#### What the task requires:
In the entries below, repeat only the lines between those holding "Write the matplotlib code for this chart." and "ax.axhline(t, color='#222222', lw=0.8, zorder=1)", inclusive. Leave pictures out.

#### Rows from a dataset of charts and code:
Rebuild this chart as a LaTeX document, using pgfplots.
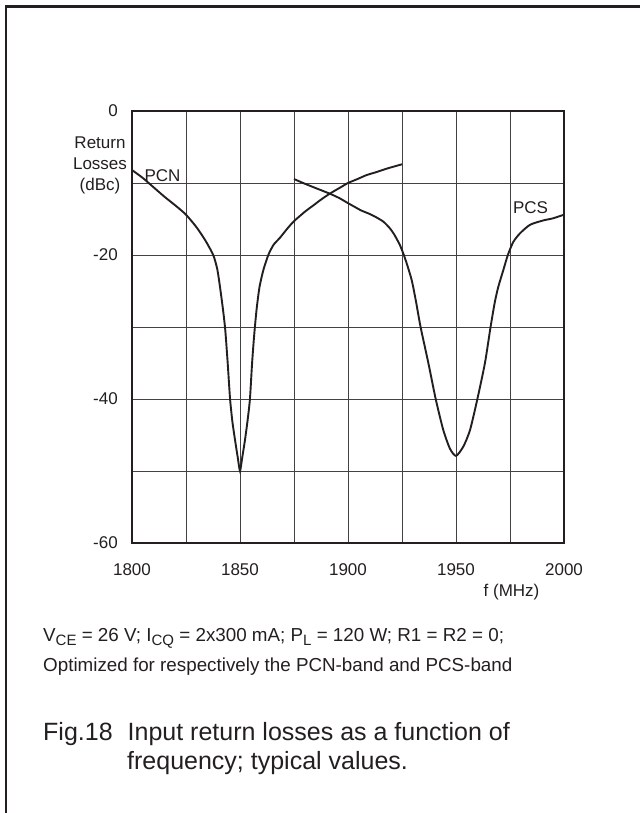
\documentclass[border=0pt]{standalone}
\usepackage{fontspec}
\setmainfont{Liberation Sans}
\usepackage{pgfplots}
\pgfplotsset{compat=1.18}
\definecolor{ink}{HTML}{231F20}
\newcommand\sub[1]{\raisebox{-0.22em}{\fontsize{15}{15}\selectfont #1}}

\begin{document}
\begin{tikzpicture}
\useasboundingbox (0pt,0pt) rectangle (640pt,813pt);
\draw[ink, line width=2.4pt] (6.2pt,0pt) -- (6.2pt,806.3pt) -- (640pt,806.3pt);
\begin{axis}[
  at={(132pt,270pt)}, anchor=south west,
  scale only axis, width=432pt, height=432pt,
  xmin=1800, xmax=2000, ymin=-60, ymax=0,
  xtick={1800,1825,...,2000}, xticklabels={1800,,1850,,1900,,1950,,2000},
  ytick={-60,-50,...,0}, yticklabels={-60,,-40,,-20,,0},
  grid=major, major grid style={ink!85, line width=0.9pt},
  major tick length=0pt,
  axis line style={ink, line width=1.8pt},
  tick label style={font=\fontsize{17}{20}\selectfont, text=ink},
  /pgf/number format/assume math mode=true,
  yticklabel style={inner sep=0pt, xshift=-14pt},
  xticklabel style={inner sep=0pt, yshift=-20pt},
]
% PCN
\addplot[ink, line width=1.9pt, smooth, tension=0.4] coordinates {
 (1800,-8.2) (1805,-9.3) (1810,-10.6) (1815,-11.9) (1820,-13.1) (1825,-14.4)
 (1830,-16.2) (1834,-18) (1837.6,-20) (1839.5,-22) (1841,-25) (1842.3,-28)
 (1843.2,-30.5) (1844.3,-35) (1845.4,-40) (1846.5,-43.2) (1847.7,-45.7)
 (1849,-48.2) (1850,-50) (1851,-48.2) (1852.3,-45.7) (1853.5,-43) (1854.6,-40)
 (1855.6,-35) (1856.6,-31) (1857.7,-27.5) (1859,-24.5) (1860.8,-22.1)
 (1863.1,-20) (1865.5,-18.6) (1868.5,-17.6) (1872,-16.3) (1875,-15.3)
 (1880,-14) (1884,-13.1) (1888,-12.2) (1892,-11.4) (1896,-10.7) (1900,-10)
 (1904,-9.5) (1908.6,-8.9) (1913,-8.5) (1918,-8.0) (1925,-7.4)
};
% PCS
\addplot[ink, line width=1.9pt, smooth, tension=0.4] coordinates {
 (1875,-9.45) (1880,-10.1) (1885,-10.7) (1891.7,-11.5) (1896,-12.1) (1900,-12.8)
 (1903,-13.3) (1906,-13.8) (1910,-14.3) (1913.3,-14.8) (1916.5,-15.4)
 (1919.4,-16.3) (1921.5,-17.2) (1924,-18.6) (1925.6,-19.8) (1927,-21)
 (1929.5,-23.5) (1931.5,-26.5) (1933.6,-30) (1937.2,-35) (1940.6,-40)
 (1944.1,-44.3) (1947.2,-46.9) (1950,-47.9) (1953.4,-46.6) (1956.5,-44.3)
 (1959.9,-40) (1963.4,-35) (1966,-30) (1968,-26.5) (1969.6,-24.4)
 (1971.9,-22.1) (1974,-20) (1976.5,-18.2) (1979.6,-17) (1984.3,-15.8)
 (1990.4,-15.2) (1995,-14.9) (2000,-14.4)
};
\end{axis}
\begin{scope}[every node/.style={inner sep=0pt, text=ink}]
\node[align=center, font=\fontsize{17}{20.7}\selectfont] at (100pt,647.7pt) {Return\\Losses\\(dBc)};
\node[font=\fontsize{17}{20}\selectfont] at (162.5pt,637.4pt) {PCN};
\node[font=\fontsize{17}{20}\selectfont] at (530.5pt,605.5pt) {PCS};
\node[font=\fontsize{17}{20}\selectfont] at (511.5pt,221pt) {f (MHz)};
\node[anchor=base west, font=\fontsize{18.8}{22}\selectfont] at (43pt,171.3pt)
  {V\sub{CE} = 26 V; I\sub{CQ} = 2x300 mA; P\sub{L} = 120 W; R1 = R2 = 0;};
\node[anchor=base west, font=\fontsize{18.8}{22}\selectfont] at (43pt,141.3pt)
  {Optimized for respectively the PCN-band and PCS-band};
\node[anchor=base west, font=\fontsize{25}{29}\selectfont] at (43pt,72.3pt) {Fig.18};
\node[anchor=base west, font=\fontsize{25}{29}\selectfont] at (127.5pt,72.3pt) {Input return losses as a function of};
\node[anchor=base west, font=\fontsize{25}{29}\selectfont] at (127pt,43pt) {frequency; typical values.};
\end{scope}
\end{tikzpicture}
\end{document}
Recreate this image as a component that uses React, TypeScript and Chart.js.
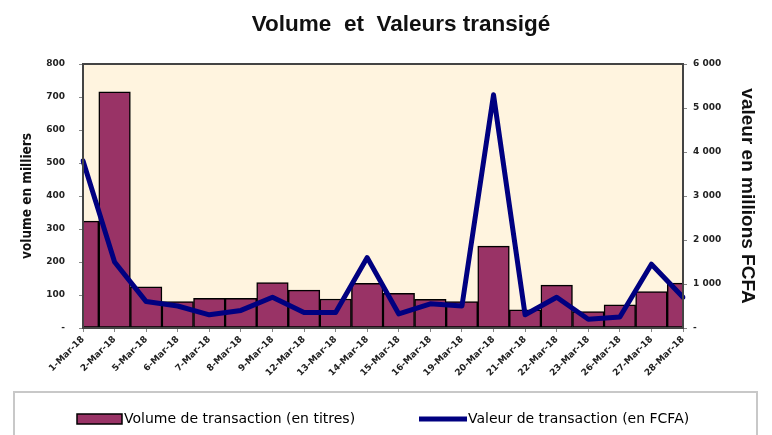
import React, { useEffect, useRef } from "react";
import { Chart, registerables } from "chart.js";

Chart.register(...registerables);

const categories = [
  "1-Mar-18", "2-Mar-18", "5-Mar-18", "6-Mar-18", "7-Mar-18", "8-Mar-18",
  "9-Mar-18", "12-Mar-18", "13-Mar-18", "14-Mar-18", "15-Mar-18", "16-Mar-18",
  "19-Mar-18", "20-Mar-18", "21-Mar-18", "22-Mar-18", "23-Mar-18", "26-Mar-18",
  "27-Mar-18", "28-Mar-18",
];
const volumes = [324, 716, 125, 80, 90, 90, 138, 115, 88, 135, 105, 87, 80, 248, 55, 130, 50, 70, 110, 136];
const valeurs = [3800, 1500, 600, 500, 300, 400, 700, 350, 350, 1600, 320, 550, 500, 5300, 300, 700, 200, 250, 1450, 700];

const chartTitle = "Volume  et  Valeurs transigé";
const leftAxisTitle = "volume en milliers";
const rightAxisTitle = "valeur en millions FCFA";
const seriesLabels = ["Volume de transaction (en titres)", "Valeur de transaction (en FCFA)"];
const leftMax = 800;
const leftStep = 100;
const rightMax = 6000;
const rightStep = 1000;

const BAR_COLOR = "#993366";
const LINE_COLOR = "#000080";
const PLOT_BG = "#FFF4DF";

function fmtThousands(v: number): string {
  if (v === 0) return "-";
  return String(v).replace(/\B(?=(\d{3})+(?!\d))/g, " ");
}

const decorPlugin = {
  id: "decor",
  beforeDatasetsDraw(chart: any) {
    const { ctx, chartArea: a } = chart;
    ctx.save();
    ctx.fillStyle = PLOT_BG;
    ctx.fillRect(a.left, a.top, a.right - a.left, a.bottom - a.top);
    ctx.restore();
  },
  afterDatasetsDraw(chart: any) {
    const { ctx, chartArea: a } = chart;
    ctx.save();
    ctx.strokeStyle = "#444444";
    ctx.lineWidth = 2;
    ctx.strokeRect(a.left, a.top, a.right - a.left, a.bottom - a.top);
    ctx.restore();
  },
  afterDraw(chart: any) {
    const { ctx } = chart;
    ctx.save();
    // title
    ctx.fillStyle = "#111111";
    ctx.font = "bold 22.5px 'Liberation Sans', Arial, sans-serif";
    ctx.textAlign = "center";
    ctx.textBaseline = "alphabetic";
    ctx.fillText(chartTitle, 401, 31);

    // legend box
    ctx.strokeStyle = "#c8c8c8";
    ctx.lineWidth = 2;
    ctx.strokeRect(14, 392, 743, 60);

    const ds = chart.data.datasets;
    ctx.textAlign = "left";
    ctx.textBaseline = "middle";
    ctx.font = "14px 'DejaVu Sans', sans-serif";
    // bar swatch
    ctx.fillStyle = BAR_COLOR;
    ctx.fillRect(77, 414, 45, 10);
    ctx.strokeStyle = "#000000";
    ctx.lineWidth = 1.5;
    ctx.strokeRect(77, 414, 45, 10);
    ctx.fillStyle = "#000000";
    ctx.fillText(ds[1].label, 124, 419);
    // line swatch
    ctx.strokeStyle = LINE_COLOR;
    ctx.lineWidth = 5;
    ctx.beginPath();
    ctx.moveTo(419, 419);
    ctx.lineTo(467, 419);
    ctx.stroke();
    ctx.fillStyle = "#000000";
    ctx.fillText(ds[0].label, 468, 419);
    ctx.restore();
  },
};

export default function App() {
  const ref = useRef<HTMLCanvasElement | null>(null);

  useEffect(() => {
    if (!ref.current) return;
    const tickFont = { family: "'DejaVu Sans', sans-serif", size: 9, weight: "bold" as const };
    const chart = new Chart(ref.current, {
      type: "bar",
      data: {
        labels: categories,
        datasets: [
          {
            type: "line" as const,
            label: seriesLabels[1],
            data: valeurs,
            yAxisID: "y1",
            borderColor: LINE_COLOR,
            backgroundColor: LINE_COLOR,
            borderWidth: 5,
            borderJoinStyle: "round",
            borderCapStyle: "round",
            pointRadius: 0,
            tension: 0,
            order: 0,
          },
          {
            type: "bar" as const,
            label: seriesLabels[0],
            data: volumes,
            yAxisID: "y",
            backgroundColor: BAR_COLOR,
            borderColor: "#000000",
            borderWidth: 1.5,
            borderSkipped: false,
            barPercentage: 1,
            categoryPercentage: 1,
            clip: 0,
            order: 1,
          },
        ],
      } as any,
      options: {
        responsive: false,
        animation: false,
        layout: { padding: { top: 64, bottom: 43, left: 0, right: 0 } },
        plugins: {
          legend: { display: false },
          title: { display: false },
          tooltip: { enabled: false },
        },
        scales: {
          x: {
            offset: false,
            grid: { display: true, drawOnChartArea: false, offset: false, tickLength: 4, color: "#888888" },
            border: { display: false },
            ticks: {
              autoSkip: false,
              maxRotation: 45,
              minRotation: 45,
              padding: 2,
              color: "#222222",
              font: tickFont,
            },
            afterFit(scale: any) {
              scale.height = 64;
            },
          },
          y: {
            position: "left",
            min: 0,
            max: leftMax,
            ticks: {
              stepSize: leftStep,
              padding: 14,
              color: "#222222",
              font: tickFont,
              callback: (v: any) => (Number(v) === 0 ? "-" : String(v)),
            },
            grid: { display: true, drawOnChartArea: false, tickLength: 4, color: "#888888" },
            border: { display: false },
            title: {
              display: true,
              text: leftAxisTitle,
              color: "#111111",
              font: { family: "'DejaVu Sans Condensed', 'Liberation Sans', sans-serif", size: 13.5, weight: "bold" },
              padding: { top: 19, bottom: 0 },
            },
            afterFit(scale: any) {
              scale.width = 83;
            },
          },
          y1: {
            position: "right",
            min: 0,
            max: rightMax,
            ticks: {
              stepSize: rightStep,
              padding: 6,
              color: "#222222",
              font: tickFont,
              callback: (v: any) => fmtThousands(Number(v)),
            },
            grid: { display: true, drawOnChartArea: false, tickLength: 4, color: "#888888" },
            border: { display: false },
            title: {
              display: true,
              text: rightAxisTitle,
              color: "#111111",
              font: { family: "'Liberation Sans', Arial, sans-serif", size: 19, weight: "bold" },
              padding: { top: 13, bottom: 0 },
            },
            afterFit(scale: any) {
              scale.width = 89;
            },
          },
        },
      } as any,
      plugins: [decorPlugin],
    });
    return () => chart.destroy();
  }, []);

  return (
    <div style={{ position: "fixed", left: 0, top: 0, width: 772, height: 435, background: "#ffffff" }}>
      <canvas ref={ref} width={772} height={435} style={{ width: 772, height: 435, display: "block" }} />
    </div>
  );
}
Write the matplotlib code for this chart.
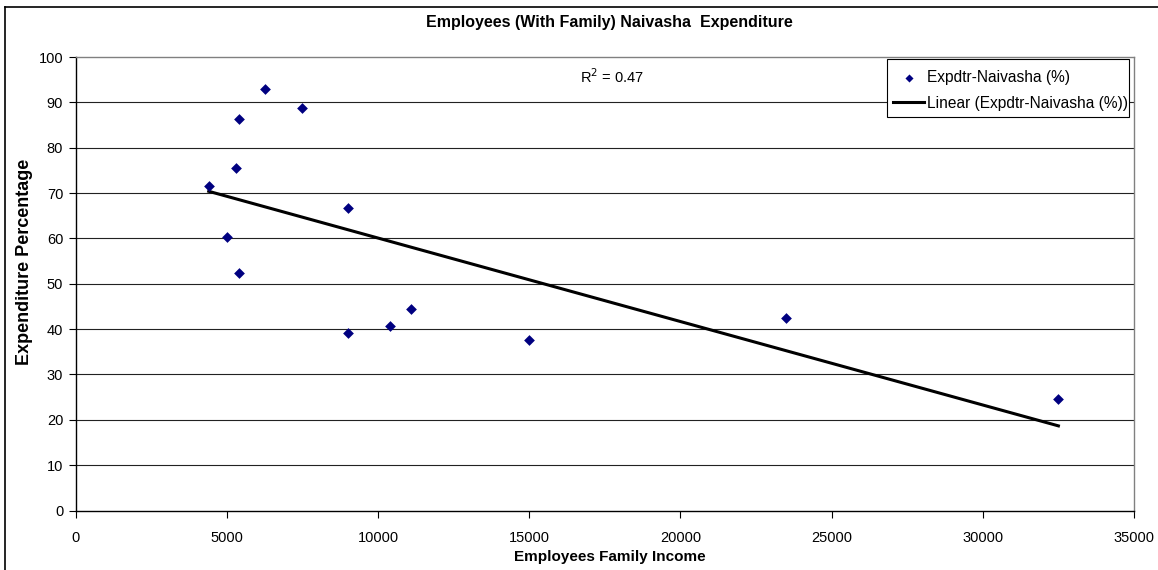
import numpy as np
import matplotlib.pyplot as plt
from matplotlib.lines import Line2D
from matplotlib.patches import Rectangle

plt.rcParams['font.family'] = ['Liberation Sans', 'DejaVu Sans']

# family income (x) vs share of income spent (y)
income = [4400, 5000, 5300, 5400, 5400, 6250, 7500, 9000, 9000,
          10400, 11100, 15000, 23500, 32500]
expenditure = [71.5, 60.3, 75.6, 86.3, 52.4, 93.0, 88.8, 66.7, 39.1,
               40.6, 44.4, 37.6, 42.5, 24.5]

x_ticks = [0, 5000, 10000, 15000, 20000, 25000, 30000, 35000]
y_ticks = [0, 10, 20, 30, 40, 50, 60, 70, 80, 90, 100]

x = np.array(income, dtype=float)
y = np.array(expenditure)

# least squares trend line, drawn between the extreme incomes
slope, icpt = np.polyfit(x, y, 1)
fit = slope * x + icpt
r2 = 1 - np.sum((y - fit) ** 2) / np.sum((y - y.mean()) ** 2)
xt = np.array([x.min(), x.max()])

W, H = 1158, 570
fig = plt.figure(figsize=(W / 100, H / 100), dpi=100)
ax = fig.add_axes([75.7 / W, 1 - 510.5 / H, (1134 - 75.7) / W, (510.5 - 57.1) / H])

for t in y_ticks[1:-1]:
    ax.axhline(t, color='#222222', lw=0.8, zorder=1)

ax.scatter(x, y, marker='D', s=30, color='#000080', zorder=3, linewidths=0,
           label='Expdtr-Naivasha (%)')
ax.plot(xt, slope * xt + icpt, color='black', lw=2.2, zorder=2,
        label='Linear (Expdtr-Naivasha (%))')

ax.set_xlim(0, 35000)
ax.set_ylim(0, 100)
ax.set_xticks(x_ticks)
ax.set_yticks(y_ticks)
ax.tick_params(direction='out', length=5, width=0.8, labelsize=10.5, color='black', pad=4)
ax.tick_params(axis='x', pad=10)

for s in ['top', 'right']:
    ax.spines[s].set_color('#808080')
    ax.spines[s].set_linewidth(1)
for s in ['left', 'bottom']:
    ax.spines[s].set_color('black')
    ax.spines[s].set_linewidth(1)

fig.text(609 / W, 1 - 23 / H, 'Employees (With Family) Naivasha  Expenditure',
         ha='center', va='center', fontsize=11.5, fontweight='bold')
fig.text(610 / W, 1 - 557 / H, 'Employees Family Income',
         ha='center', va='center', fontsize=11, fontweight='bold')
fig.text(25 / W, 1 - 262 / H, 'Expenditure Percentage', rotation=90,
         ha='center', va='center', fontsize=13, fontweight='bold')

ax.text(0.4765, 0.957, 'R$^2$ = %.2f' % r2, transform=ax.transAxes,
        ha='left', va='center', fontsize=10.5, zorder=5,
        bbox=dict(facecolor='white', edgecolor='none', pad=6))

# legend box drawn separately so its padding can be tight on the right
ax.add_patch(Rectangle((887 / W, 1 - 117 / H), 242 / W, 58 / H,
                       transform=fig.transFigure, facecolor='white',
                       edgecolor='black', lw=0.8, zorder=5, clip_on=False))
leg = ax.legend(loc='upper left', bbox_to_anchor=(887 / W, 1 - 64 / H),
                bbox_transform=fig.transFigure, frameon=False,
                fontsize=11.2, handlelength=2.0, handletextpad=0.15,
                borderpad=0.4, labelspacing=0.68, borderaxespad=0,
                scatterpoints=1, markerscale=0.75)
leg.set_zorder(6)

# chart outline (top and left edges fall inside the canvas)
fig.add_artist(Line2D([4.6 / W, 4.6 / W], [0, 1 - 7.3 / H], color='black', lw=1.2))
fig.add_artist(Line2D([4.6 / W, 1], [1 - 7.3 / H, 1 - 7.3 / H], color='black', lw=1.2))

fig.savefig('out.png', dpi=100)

#### Exercise answer:
Write the matplotlib code for this chart.
import numpy as np
import matplotlib.pyplot as plt
from matplotlib.lines import Line2D
from matplotlib.patches import Rectangle

plt.rcParams['font.family'] = ['Liberation Sans', 'DejaVu Sans']

# family income (x) vs share of income spent (y)
income = [4400, 5000, 5300, 5400, 5400, 6250, 7500, 9000, 9000,
          10400, 11100, 15000, 23500, 32500]
expenditure = [71.5, 60.3, 75.6, 86.3, 52.4, 93.0, 88.8, 66.7, 39.1,
               40.6, 44.4, 37.6, 42.5, 24.5]

x_ticks = [0, 5000, 10000, 15000, 20000, 25000, 30000, 35000]
y_ticks = [0, 10, 20, 30, 40, 50, 60, 70, 80, 90, 100]

x = np.array(income, dtype=float)
y = np.array(expenditure)

# least squares trend line, drawn between the extreme incomes
slope, icpt = np.polyfit(x, y, 1)
fit = slope * x + icpt
r2 = 1 - np.sum((y - fit) ** 2) / np.sum((y - y.mean()) ** 2)
xt = np.array([x.min(), x.max()])

W, H = 1158, 570
fig = plt.figure(figsize=(W / 100, H / 100), dpi=100)
ax = fig.add_axes([75.7 / W, 1 - 510.5 / H, (1134 - 75.7) / W, (510.5 - 57.1) / H])

for t in y_ticks[1:-1]:
    ax.axhline(t, color='#222222', lw=0.8, zorder=1)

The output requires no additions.